Third, Jefferson DID NOT arrange “for his agent in Bordeaux to supply bottles engraved for identification, with vintage, name of chateau and his initials” as Michael Broadbent contends in his recent book. On the contrary, in his Bordeaux wine order of September 1790 for himself and President George Washington he instructed the vineyard owners to mark the outside packages G.W. and T.J. and told his Bordeaux agent, Joseph Fenwick, that Fenwick would receive the wines from the vineyards “ready packed.” For Fenwick to have had the bottles engraved would have required the removal of bottles from their cases so each bottle could be engraved, an expensive undertaking not accounted for in Jefferson’s records.
Jefferson’s records are totally silent on the wine of “Branne Mouton,” and there is only one mention of “Mouton” and that is in reference to a third catagory of wines. He never ordered Mouton. The wine Jefferson esteemed after the four first growths was Madame de Rozan’s wine, now Rozan-Segla.
Also, the provenance of everything is vital to its authenticity, and the fact that Mr. Rodenstock has refused to tell how and where he obtained the bottles, beyond saying that they were found in a “bricked-up Paris cellar,” is troubling. If we knew where Mr. Rodenstock had obtained the bottles, their idenity could be established, and any possible connection to Jefferson, traced. Rodenstock’s refusal to reveal how and where he got the bottles obscures that simple solution.
A more detailed account of the reasons why the “Th.J” bottles were not owned by Jefferson can be found in An Evening with Benjamin Franklin and Thomas Jefferson: Dinner, Wine, and Conversation at pages 124-131 and 313-317.

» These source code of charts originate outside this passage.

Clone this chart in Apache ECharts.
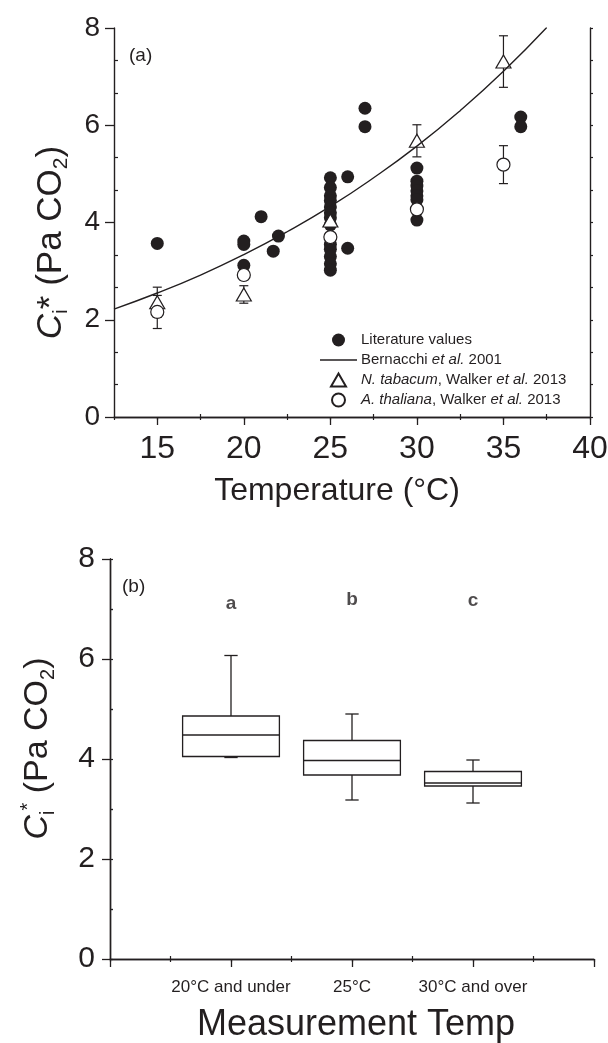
<!DOCTYPE html>
<html>
<head>
<meta charset="utf-8">
<script src="https://cdn.jsdelivr.net/npm/echarts@6/dist/echarts.min.js"></script>
<style>
html,body{margin:0;padding:0;background:#fff;}
#chart{width:608px;height:1043px;}
</style>
</head>
<body>
<div id="chart"></div>
<script>
// ---- Panel (a) data ----
const litTemp = [15, 20, 20, 20, 21, 21.7, 22,
  25, 25, 25, 25, 25, 25, 25, 25, 25, 25, 25, 25, 25,
  26, 26, 27, 27,
  30, 30, 30, 30, 30, 30, 30,
  36, 36];
const litCi = [3.57, 3.62, 3.55, 3.12, 4.12, 3.41, 3.72,
  4.92, 4.72, 4.55, 4.45, 4.32, 4.2, 4.1, 3.95, 3.55, 3.45, 3.3, 3.15, 3.02,
  4.94, 3.47, 6.35, 5.97,
  5.12, 4.85, 4.75, 4.65, 4.55, 4.47, 4.05,
  6.17, 5.97];

const curveTemp = [12.5, 15, 17.5, 20, 22.5, 25, 27.5, 30, 32.5, 35, 37.5];
const curveCi   = [2.22, 2.55, 2.92, 3.34, 3.81, 4.33, 4.92, 5.57, 6.30, 7.11, 8.01];

const tabTemp = [15, 20, 25, 30, 35];
const tabCi   = [2.36, 2.52, 4.04, 5.68, 7.31];
const tabErr  = [0.31, 0.18, 0.10, 0.33, 0.53];

const thalTemp = [15, 20, 25, 30, 35];
const thalCi   = [2.16, 2.92, 3.70, 4.27, 5.19];
const thalErr  = [0.34, 0.10, 0.08, 0.10, 0.39];

const seriesNames = ['Literature values', 'Bernacchi et al. 2001',
  'N. tabacum, Walker et al. 2013', 'A. thaliana, Walker et al. 2013'];

const xTicksA = [15, 20, 25, 30, 35, 40];
const xMinorA = [17.5, 22.5, 27.5, 32.5, 37.5];

// ---- Panel (b) data ----
const boxCats = ['20\u00b0C and under', '25\u00b0C', '30\u00b0C and over'];
// [min, Q1, median, Q3, max]
const boxStats = [
  [4.03, 4.05, 4.48, 4.86, 6.07],
  [3.18, 3.68, 3.97, 4.37, 4.90],
  [3.12, 3.46, 3.52, 3.75, 3.98]
];
const sigLetters = ['a', 'b', 'c'];
const sigY = [7.10, 7.18, 7.16];

// ---- build ----
const INK = '#231f20';
const FONT = '"Liberation Sans", Arial, sans-serif';
const axLine = {lineStyle: {color: INK, width: 1.4}};

const litData = litTemp.map((t, i) => [t, litCi[i]]);
const curveData = curveTemp.map((t, i) => [t, curveCi[i]]);
const tabData = tabTemp.map((t, i) => [t, tabCi[i]]);
const thalData = thalTemp.map((t, i) => [t, thalCi[i]]);
const errData = tabTemp.map((t, i) => [t, tabCi[i], tabErr[i]])
  .concat(thalTemp.map((t, i) => [t, thalCi[i], thalErr[i]]));
const boxData = boxStats.map((s, i) => [i + 1].concat(s));
const letterData = sigLetters.map((l, i) => [i + 1, sigY[i], l]);

function errRender(params, api) {
  const x = api.value(0), y = api.value(1), e = api.value(2);
  const t = api.coord([x, y + e]), b = api.coord([x, y - e]);
  const hw = 4.5;
  const st = {stroke: INK, lineWidth: 1.2};
  return {type: 'group', children: [
    {type: 'line', shape: {x1: t[0], y1: t[1], x2: b[0], y2: b[1]}, style: st},
    {type: 'line', shape: {x1: t[0] - hw, y1: t[1], x2: t[0] + hw, y2: t[1]}, style: st},
    {type: 'line', shape: {x1: b[0] - hw, y1: b[1], x2: b[0] + hw, y2: b[1]}, style: st}
  ]};
}

function boxRender(params, api) {
  const x = api.value(0);
  const pMin = api.coord([x, api.value(1)]);
  const pQ1 = api.coord([x, api.value(2)]);
  const pMed = api.coord([x, api.value(3)]);
  const pQ3 = api.coord([x, api.value(4)]);
  const pMax = api.coord([x, api.value(5)]);
  const bw = api.size([0.8, 0])[0];
  const cw = api.size([0.11, 0])[0];
  const cx = pMed[0];
  const st = {stroke: INK, lineWidth: 1.3, fill: null};
  return {type: 'group', children: [
    {type: 'line', shape: {x1: cx, y1: pMax[1], x2: cx, y2: pQ3[1]}, style: st},
    {type: 'line', shape: {x1: cx, y1: pMin[1], x2: cx, y2: pQ1[1]}, style: st},
    {type: 'line', shape: {x1: cx - cw / 2, y1: pMax[1], x2: cx + cw / 2, y2: pMax[1]}, style: st},
    {type: 'line', shape: {x1: cx - cw / 2, y1: pMin[1], x2: cx + cw / 2, y2: pMin[1]}, style: st},
    {type: 'rect', shape: {x: cx - bw / 2, y: pQ3[1], width: bw, height: pQ1[1] - pQ3[1]},
      style: {stroke: INK, lineWidth: 1.3, fill: '#fff'}},
    {type: 'line', shape: {x1: cx - bw / 2, y1: pMed[1], x2: cx + bw / 2, y2: pMed[1]}, style: st}
  ]};
}

const yNameA = '{c|C}{s|i}{m|* (Pa CO}{s|2}{m|)}';
const yNameB = '{c|C}{s|i}{p|*}{m| (Pa CO}{s|2}{m|)}';
function nameRich(fs) {
  return {
    c: {fontSize: fs, fontStyle: 'italic', fontFamily: FONT, color: INK, lineHeight: fs + 6},
    m: {fontSize: fs, fontFamily: FONT, color: INK, lineHeight: fs + 6},
    s: {fontSize: Math.round(fs * 0.6), fontFamily: FONT, color: INK, lineHeight: 14, verticalAlign: 'bottom'},
    p: {fontSize: Math.round(fs * 0.6), fontFamily: FONT, color: INK, lineHeight: 14, verticalAlign: 'top'}
  };
}

const option = {
  backgroundColor: '#fff',
  animation: false,
  textStyle: {fontFamily: FONT, color: INK},
  title: [
    {text: '(a)', left: 129, top: 46, padding: 0, textStyle: {fontSize: 19, fontWeight: 'normal', color: INK, fontFamily: FONT}},
    {text: '(b)', left: 122, top: 577, padding: 0, textStyle: {fontSize: 19, fontWeight: 'normal', color: INK, fontFamily: FONT}}
  ],
  grid: [
    {left: 114, top: 28, width: 476, height: 389, outerBoundsMode: 'none', containLabel: false},
    {left: 110, top: 559, width: 484, height: 400, outerBoundsMode: 'none', containLabel: false}
  ],
  legend: {
    data: [
      {name: seriesNames[0], icon: 'circle'},
      {name: seriesNames[1], icon: 'path://M0,0L37,0L37,1.4L0,1.4Z'},
      {name: seriesNames[2], icon: 'path://M7.5,0L15,13L0,13Z'},
      {name: seriesNames[3], icon: 'circle'}
    ],
    symbolKeepAspect: true,
    orient: 'vertical',
    left: 320, top: 330,
    itemWidth: 37, itemHeight: 13, itemGap: 0,
    padding: 0,
    selectedMode: false,
    formatter: function (n) {
      return n.replace('et al.', '{i|et al.}').replace(/^(N\. tabacum|A\. thaliana)/, '{i|$1}');
    },
    textStyle: {fontSize: 15, color: INK, fontFamily: FONT, lineHeight: 20, padding: [0, 0, 0, -1],
      rich: {i: {fontStyle: 'italic', fontSize: 15, color: INK, fontFamily: FONT, lineHeight: 20}}}
  },
  xAxis: [
    {gridIndex: 0, type: 'value', position: 'bottom', min: 12.5, max: 40, interval: 2.5,
      axisLine: axLine, splitLine: {show: false},
      axisTick: {customValues: xTicksA, length: 8, lineStyle: {color: INK, width: 1.3}},
      axisLabel: {customValues: xTicksA, fontSize: 32, color: INK, fontFamily: FONT, margin: 16},
      name: 'Temperature (\u00b0C)', nameLocation: 'middle', nameGap: 58,
      nameTextStyle: {fontSize: 32, color: INK, fontFamily: FONT, padding: [0, 30, 0, 0]}},
    {gridIndex: 0, type: 'value', position: 'bottom', min: 12.5, max: 40, interval: 2.5,
      axisLine: {show: false}, splitLine: {show: false}, axisLabel: {show: false},
      axisTick: {inside: true, customValues: xMinorA, length: 3, lineStyle: {color: INK, width: 1.2}}},
    {gridIndex: 0, type: 'value', position: 'top', min: 12.5, max: 40, interval: 2.5,
      axisLine: axLine, splitLine: {show: false}, axisLabel: {show: false},
      axisTick: {inside: true, length: 3, lineStyle: {color: INK, width: 1.2}}},

    {gridIndex: 1, type: 'value', position: 'bottom', min: 0, max: 4, interval: 1,
      axisLine: axLine, splitLine: {show: false},
      axisTick: {length: 8, lineStyle: {color: INK, width: 1.3}},
      axisLabel: {customValues: [1, 2, 3], formatter: v => boxCats[v - 1], fontSize: 17, color: INK, fontFamily: FONT, margin: 20},
      name: 'Measurement Temp', nameLocation: 'middle', nameGap: 48,
      nameTextStyle: {fontSize: 36, color: INK, fontFamily: FONT, padding: [0, 0, 0, 8]}},
    {gridIndex: 1, type: 'value', position: 'bottom', min: 0, max: 4, interval: 1,
      axisLine: {show: false}, splitLine: {show: false}, axisLabel: {show: false},
      axisTick: {show: false, inside: true},
      minorTick: {show: true, splitNumber: 2, length: 3, lineStyle: {color: INK, width: 1.2}}},
    {gridIndex: 1, type: 'value', position: 'top', min: 0, max: 4, interval: 1,
      axisLine: axLine, splitLine: {show: false}, axisLabel: {show: false},
      axisTick: {inside: true, length: 3, lineStyle: {color: INK, width: 1.2}},
      minorTick: {show: true, splitNumber: 2, length: 3, lineStyle: {color: INK, width: 1.2}}}
  ],
  yAxis: [
    {gridIndex: 0, type: 'value', position: 'left', min: 0, max: 8, interval: 2,
      axisLine: axLine, splitLine: {show: false},
      axisTick: {length: 9, lineStyle: {color: INK, width: 1.3}},
      axisLabel: {fontSize: 28, color: INK, fontFamily: FONT, margin: 14},
      name: yNameA, nameLocation: 'middle', nameRotate: 90, nameGap: 42,
      nameTextStyle: {rich: nameRich(35), padding: [0, 40, 0, 0]}},
    {gridIndex: 0, type: 'value', position: 'left', min: 0, max: 8, interval: 2,
      axisLine: {show: false}, splitLine: {show: false}, axisLabel: {show: false},
      axisTick: {show: false, inside: true},
      minorTick: {show: true, splitNumber: 3, length: 4, lineStyle: {color: INK, width: 1.2}}},
    {gridIndex: 0, type: 'value', position: 'right', min: 0, max: 8, interval: 2,
      axisLine: axLine, splitLine: {show: false}, axisLabel: {show: false},
      axisTick: {length: 3, lineStyle: {color: INK, width: 1.2}},
      minorTick: {show: true, splitNumber: 3, length: 3, lineStyle: {color: INK, width: 1.2}}},

    {gridIndex: 1, type: 'value', position: 'left', min: 0, max: 8, interval: 2,
      axisLine: axLine, splitLine: {show: false},
      axisTick: {length: 8, lineStyle: {color: INK, width: 1.3}},
      axisLabel: {fontSize: 30, color: INK, fontFamily: FONT, margin: 15},
      name: yNameB, nameLocation: 'middle', nameRotate: 90, nameGap: 52,
      nameTextStyle: {rich: nameRich(34), padding: [0, 0, 0, 21]}},
    {gridIndex: 1, type: 'value', position: 'left', min: 0, max: 8, interval: 2,
      axisLine: {show: false}, splitLine: {show: false}, axisLabel: {show: false},
      axisTick: {show: false, inside: true},
      minorTick: {show: true, splitNumber: 2, length: 3, lineStyle: {color: INK, width: 1.2}}},
    {gridIndex: 1, type: 'value', position: 'right', min: 0, max: 8, interval: 2,
      axisLine: axLine, splitLine: {show: false}, axisLabel: {show: false},
      axisTick: {length: 3, lineStyle: {color: INK, width: 1.2}},
      minorTick: {show: true, splitNumber: 2, length: 3, lineStyle: {color: INK, width: 1.2}}}
  ],
  series: [
    {name: seriesNames[0], type: 'scatter', xAxisIndex: 0, yAxisIndex: 0, data: litData,
      symbol: 'circle', symbolSize: 13, itemStyle: {color: INK, opacity: 1}},
    {name: seriesNames[1], type: 'line', xAxisIndex: 0, yAxisIndex: 0, data: curveData,
      smooth: true, symbol: 'none', showSymbol: false, clip: true,
      lineStyle: {color: INK, width: 1.4}, itemStyle: {color: INK}},
    {type: 'custom', xAxisIndex: 0, yAxisIndex: 0, data: errData, renderItem: errRender,
      encode: {x: 0, y: 1}, silent: true},
    {name: seriesNames[2], type: 'scatter', xAxisIndex: 0, yAxisIndex: 0, data: tabData,
      symbol: 'triangle', symbolSize: [15, 13],
      itemStyle: {color: '#fff', borderColor: INK, borderWidth: 1.2, opacity: 1}},
    {name: seriesNames[3], type: 'scatter', xAxisIndex: 0, yAxisIndex: 0, data: thalData,
      symbol: 'circle', symbolSize: 13,
      itemStyle: {color: '#fff', borderColor: INK, borderWidth: 1.2, opacity: 1}},

    {type: 'custom', xAxisIndex: 3, yAxisIndex: 3, data: boxData, renderItem: boxRender,
      encode: {x: 0, y: [1, 2, 3, 4, 5]}, silent: true},
    {type: 'scatter', xAxisIndex: 3, yAxisIndex: 3, data: letterData, symbolSize: 0,
      label: {show: true, position: 'inside', formatter: p => p.data[2], fontSize: 19, fontWeight: 'bold', color: INK, fontFamily: FONT},
      silent: true}
  ]
};

const chart = echarts.init(document.getElementById('chart'), null, {renderer: 'canvas'});
chart.setOption(option);
</script>
</body>
</html>
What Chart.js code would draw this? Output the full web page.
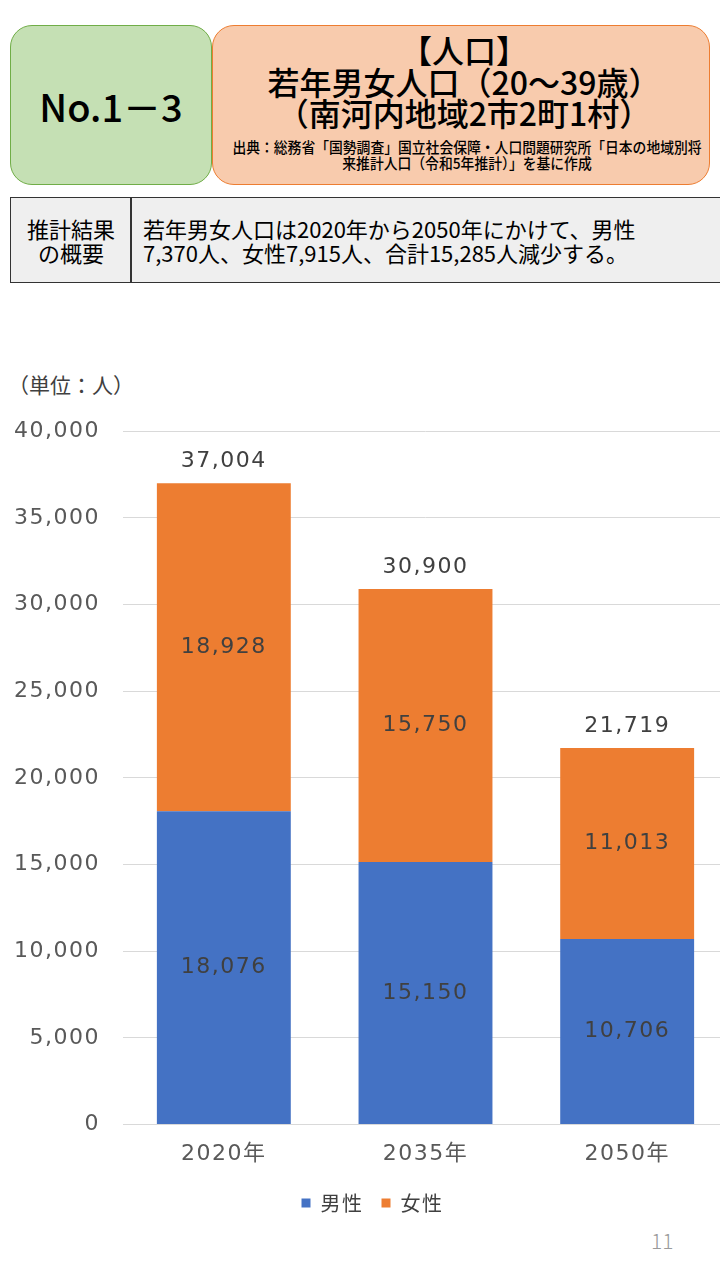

I have not seen any comment by Mr Broadbent MW, now aged 79 but still a consultant to Christies, on the controversy. “Looking back, more questions could have been asked,” Richard Brierley, who is head of Christie’s U.S. wine sales but wasn’t involved in the 1985 auction told the Wall Street Journal. At the time, Mr. Broadbent, the renowned wine author and Christie’s board member, had vouched for the bottles and backed Mr. Rodenstock. “When more Jefferson bottles surfaced later, that cast a cloud on them,” Mr. Brierley said.